Не надо называть, узнаешь по портрету: Ночной разбойник, дуэлист… . . . . . . . . . . . . . …И крепко на руку нечист…Как вроде бы ни странно, но гусарство оказалось исключительно живучей нравственной тенденцией (или традицией), исключительно стойкой формой особого рода стилизации определенных нравственных принципов — «от противного». Гусарство — в разных своих проявлениях —
осталось, когда уже сгинули кавалергарды, гвардейцы старых времен, выветрилась почти совсем память о дворянском «кодексе чести», исчезли сами гусары в собственно профессионально-воинском понимании этого слова, обозначавшего части «легкой кавалерии». А гусарство и гусарское бреттерство все уцелевало, уцелевало влеченье — «род недуга» вдруг взять да и поставить на кон жизнь — свою или чужую, лучше, конечно, чужую, «блеснуть» так, чтобы «все так и ахнули», и вообще вести себя «вызывающе». Пусть — на дуэль, особенно, понятное дело, если твой противник не, как ты, «профессионал»-бреттер, а «дилетант» и когда, следовательно, он едва ли не заранее уже унижен тем чувством твоего превосходства, которое ты, как «профессионал» и специалист, над ним заведомо имеешь.Гусарство эволюционировало и имело свои варианты. Но в общем и целом, говоря тут нарочно канцелярским языком, эволюция эта достаточно выяснена была Львом Толстым в «Двух гусарах», где действие начинается именно где-то «в 1800-х годах… в наивные времена масонских лож, мартинистов, тугендбунда, во времена Милорадовичей, Давыдовых, Пушкиных…».

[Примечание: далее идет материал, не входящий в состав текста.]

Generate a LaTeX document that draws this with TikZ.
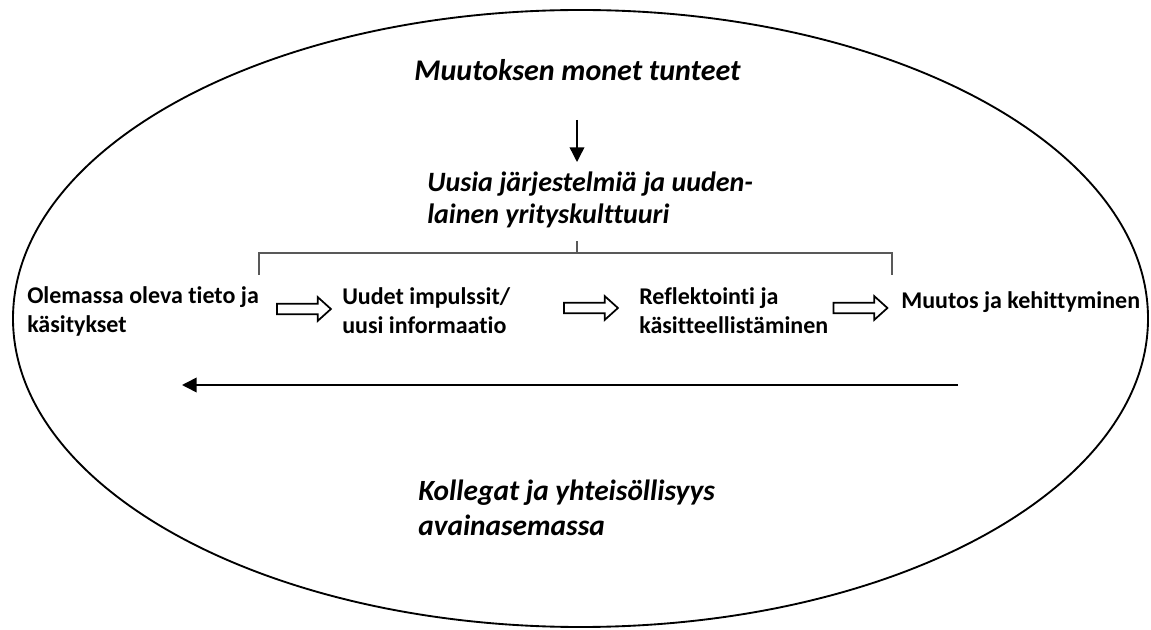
\documentclass[tikz,border=0pt]{standalone}
\usepackage{fontspec}
\setmainfont{Carlito}[Ligatures=NoCommon]
\usetikzlibrary{arrows.meta,shapes.arrows}

\begin{document}
\begin{tikzpicture}[x=0.75pt, y=-0.75pt,
  rowtext/.style={font=\bfseries\fontsize{18}{22}\selectfont, align=left, inner sep=0pt, anchor=base west},
  headtext/.style={font=\bfseries\itshape\fontsize{21}{24}\selectfont, align=left, inner sep=0pt, anchor=base west},
  hollowarrow/.style={single arrow, draw, line width=1.3pt, inner xsep=0pt, inner ysep=3.3pt,
    minimum height=40.5pt, single arrow head extend=5pt, single arrow tip angle=84},
  bracket/.style={black!65, line width=1pt},
  thinarrow/.style={line width=1.1pt, -{Triangle[length=11pt,width=11pt]}}]
\useasboundingbox (0,0) rectangle (1151,630);

\draw[line width=1.4pt] (580.5,318.5) ellipse [x radius=567.5, y radius=308.5];

\node[headtext, anchor=base, font=\bfseries\itshape\fontsize{22.5}{26}\selectfont] (tunteet) at (577.5,81) {Muutoksen monet tunteet};
\node[headtext] (jarjestelmat) at (427,224) {Uusia järjestelmiä ja uuden-\\lainen yrityskulttuuri};

\coordinate (nuoliA) at (577,120);
\coordinate (nuoliB) at (577,162);
\draw[thinarrow] (nuoliA) -- (nuoliB);

% sulkuviiva
\coordinate (sulkuL) at (259,275);
\coordinate (sulkuR) at (892,275);
\coordinate (sulkuM) at (577,253);
\draw[bracket] (sulkuL) -- (259,253) -- (892,253) -- (sulkuR);
\draw[bracket] (sulkuM) -- ++(0,-12);

\node[rowtext] (tieto) at (27,333) {Olemassa oleva tieto ja\\käsitykset};
\node[rowtext] (impulssit) at (342,334) {Uudet impulssit/\\uusi informaatio};
\node[rowtext] (reflektointi) at (639,334) {Reflektointi ja\\käsitteellistäminen};
\node[rowtext] (muutos) at (901,309) {Muutos ja kehittyminen};

\node[hollowarrow] (valiA) at (301,309) {};
\node[hollowarrow] (valiB) at (588,308) {};
\node[hollowarrow] (valiC) at (857.5,308) {};

\coordinate (paluuA) at (958,385);
\coordinate (paluuB) at (182,385);
\draw[line width=1.2pt, -{Triangle[length=11pt,width=11pt]}] (paluuA) -- (paluuB);

\node[headtext, font=\bfseries\itshape\fontsize{22}{26.25}\selectfont] (kollegat) at (418,535) {Kollegat ja yhteisöllisyys\\avainasemassa};
\end{tikzpicture}
\end{document}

«В общежитии Пушкин был до чрезвычайности неловок и при своей раздражительности легко обижался каким-нибудь словом, в котором решительно не было для него ничего обидного. Иногда он корчил лихача, вероятно вспоминая Каверина и других своих приятелей-гусаров в Царском Селе; при этом он рассказывал про себя самые отчаянные анекдоты, и все вместе выходило как-то очень пошло. Зато заходил ли разговор о чем-нибудь дельном, Пушкин тотчас просветлялся. О произведениях словесности он судил верно и с особенным каким-то достоинством. Не говоря почти никогда о собственных своих сочинениях, он любил разбирать произведения современных поэтов и не только отдавал каждому из них справедливость, но и в каждом из них умел отыскать красоты, каких другие не заметили… Вообще Пушкин был отголоском своего поколения, со всеми его недостатками и со всеми добродетелями. И вот, может быть, почему он был поэт истинно народный, каких не бывало прежде в России».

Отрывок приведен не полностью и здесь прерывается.